Father Thomas Rosica, former English-language attaché to the Holy See Press Office and founder of Salt and Light TV in Canada.  His network does tremendous service in Catholic broadcasting, and Rosica is an enthusiastic evangelist. This enthusiasm got the better of him in a St. Ignatius day encomium to the Holy Father.  

“Pope Francis breaks Catholic traditions whenever he wants because he is ‘free from disordered attachments,’” wrote Father Rosica. “Our Church has indeed entered a new phase: with the advent of this first Jesuit pope, it is openly ruled by an individual rather than by the authority of Scripture alone or even its own dictates of tradition plus Scripture.”

That appeared on the Salt and Light blog and was reposted on Zenit.
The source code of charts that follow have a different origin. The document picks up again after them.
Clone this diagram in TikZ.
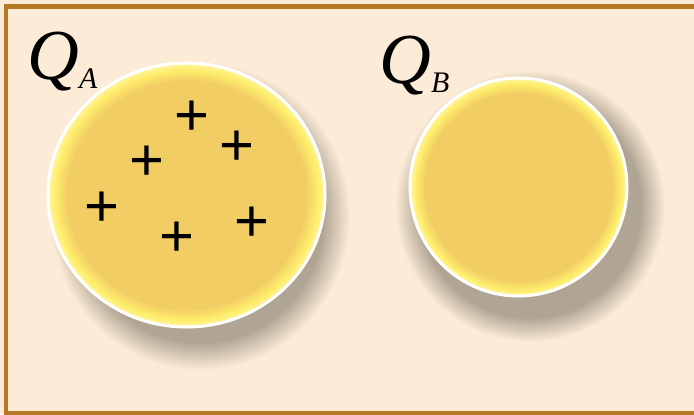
\documentclass[tikz,border=0pt]{standalone}
\usepackage{fontspec}
\setmainfont{Liberation Serif}
\newfontfamily\plusfont{Liberation Sans}
\usetikzlibrary{shapes.geometric}

\definecolor{paper}{RGB}{251,235,215}
\definecolor{framebrown}{RGB}{180,120,38}
\definecolor{ballgold}{RGB}{241,205,100}
\definecolor{ballrim}{RGB}{255,238,108}
\definecolor{shadowgray}{RGB}{176,164,148}

\pgfdeclareradialshading{ballfill}{\pgfpoint{0bp}{0bp}}{%
  color(0bp)=(ballgold); color(21.5bp)=(ballgold); color(23.8bp)=(ballrim);
  color(25bp)=(ballrim!60!white); color(50bp)=(ballrim!60!white)}
\pgfdeclareradialshading{ballshadow}{\pgfpoint{0bp}{0bp}}{%
  color(0bp)=(shadowgray); color(20.5bp)=(shadowgray);
  color(22.5bp)=(shadowgray!55!paper); color(25bp)=(paper); color(50bp)=(paper)}

\begin{document}
\begin{tikzpicture}[
    x=1bp, y=-1bp,
    frame/.style={
        draw=framebrown,
        line width=4.5bp
    },
    shadowblob/.style={
        ellipse,
        inner sep=0pt,
        shading=ballshadow
    },
    ball/.style={
        ellipse,
        inner sep=0pt,
        draw=white,
        line width=3bp,
        shading=ballfill
    },
    qlabel/.style={
        inner sep=0pt,
        anchor=base west,
        font=\fontsize{72}{72}\selectfont\itshape
    },
    charge/.style={
        inner sep=0pt,
        font=\plusfont\fontsize{60}{60}\selectfont
    }
]

    % background and frame
    \useasboundingbox (0,0) rectangle (694,414);
    \fill[paper] (0,0) rectangle (694,414);
    \draw[frame] (5.8,6.5) rectangle (720,413.5);

    % shadows
    \node[shadowblob, minimum width=300bp, minimum height=308bp] (shadowA) at (200,216) {};
    \node[shadowblob, minimum width=270bp, minimum height=272bp] (shadowB) at (530,206) {};

    % spheres
    \node[ball, minimum width=277bp, minimum height=264bp] (ballA) at (186.5,195) {};
    \node[ball, minimum width=217bp, minimum height=218bp] (ballB) at (518.5,187) {};

    % labels
    \node[qlabel] (labelA) at (27,79) {Q\raisebox{-9bp}{\fontsize{30}{30}\selectfont A}};
    \node[qlabel] (labelB) at (379,83) {Q\raisebox{-9bp}{\fontsize{30}{30}\selectfont B}};

    % charges on A
    \node[charge] (plus1) at (192,118) {+};
    \node[charge] (plus2) at (237,148) {+};
    \node[charge] (plus3) at (147,163) {+};
    \node[charge] (plus4) at (102,209) {+};
    \node[charge] (plus5) at (252,224) {+};
    \node[charge] (plus6) at (177,239) {+};

\end{tikzpicture}
\end{document}
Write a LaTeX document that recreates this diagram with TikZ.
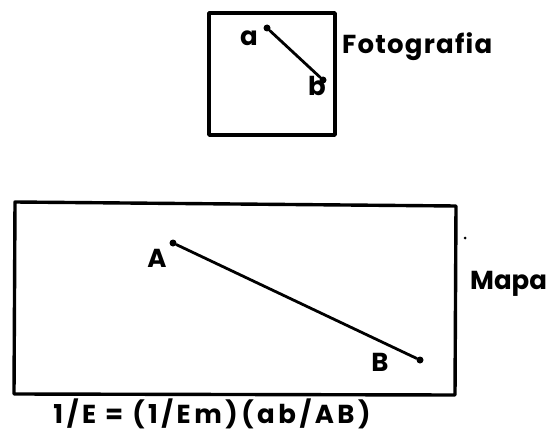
\documentclass[tikz,border=0pt]{standalone}
\usepackage{fontspec}
\setmainfont{Poppins}
\begin{document}
\begin{tikzpicture}[x=1pt,y=-1pt,
  frame/.style={draw,line width=3.4pt,line join=round},
  seg/.style={line width=2.8pt,line cap=round},
  enddot/.style={circle,fill,inner sep=0pt,minimum size=7pt},
  lbl/.style={font=\bfseries\fontsize{26}{28}\selectfont,inner sep=0pt}]
\useasboundingbox (0,0) rectangle (549,436);
% Photo
\draw[frame] (209,13) rectangle (335,135);
\node[enddot] (a) at (267,28) {};
\node[enddot] (b) at (323,80) {};
\draw[seg] (a) -- (b);
\node[lbl] (la) at (249,38) {a};
\node[lbl] (lb) at (317,86) {b};
\node[lbl,anchor=west] (foto) at (342,47) {\addfontfeatures{LetterSpace=4.7}Fotografia};
% Map
\draw[frame] (15,202) -- (456,206) -- (455,395) -- (14,394) -- cycle;
\node[circle,fill,inner sep=0pt,minimum size=3pt] (dot) at (465,238) {};
\node[enddot] (A) at (173,243) {};
\node[enddot] (B) at (420,360) {};
\draw[seg] (A) -- (B);
\node[lbl] (lA) at (157,258) {A};
\node[lbl] (lB) at (380,362) {B};
\node[lbl,anchor=west] (mapa) at (470,284) {Mapa};
\node[lbl] (eq) at (212,414) {\addfontfeatures{LetterSpace=13.5}1/E = (1/Em)(ab/AB)};
\end{tikzpicture}
\end{document}
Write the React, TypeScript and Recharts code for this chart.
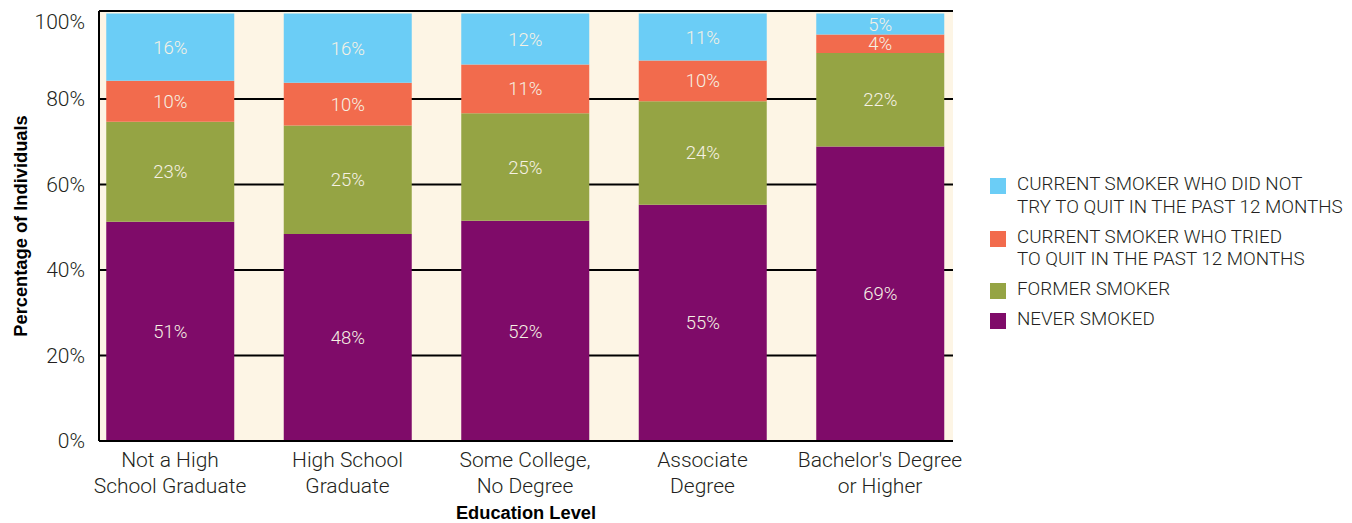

When it was observed that no pope can put himself as an individual above the authority of Scripture and tradition, Zenit axed the offending paragraph. It’s still there at Salt and Light. To all those who had been defending the Holy Father against the charge that he was breaking with Scripture and tradition, Father Rosica aimed this friendly fire: It’s not a bug, it’s a feature. 

Catholics, including Catholics who have criticisms of this or that decision of Pope Francis, ought not delight in the Holy Father’s difficulties. But as his inner circle is tightened to include Tornielli and exclude Burke, it is likely that his problems will increase. “Enemies” do not do nearly as much damage as his friends do.

Raymond J. de Souza is a priest in the archdiocese of Kingston, Ontario.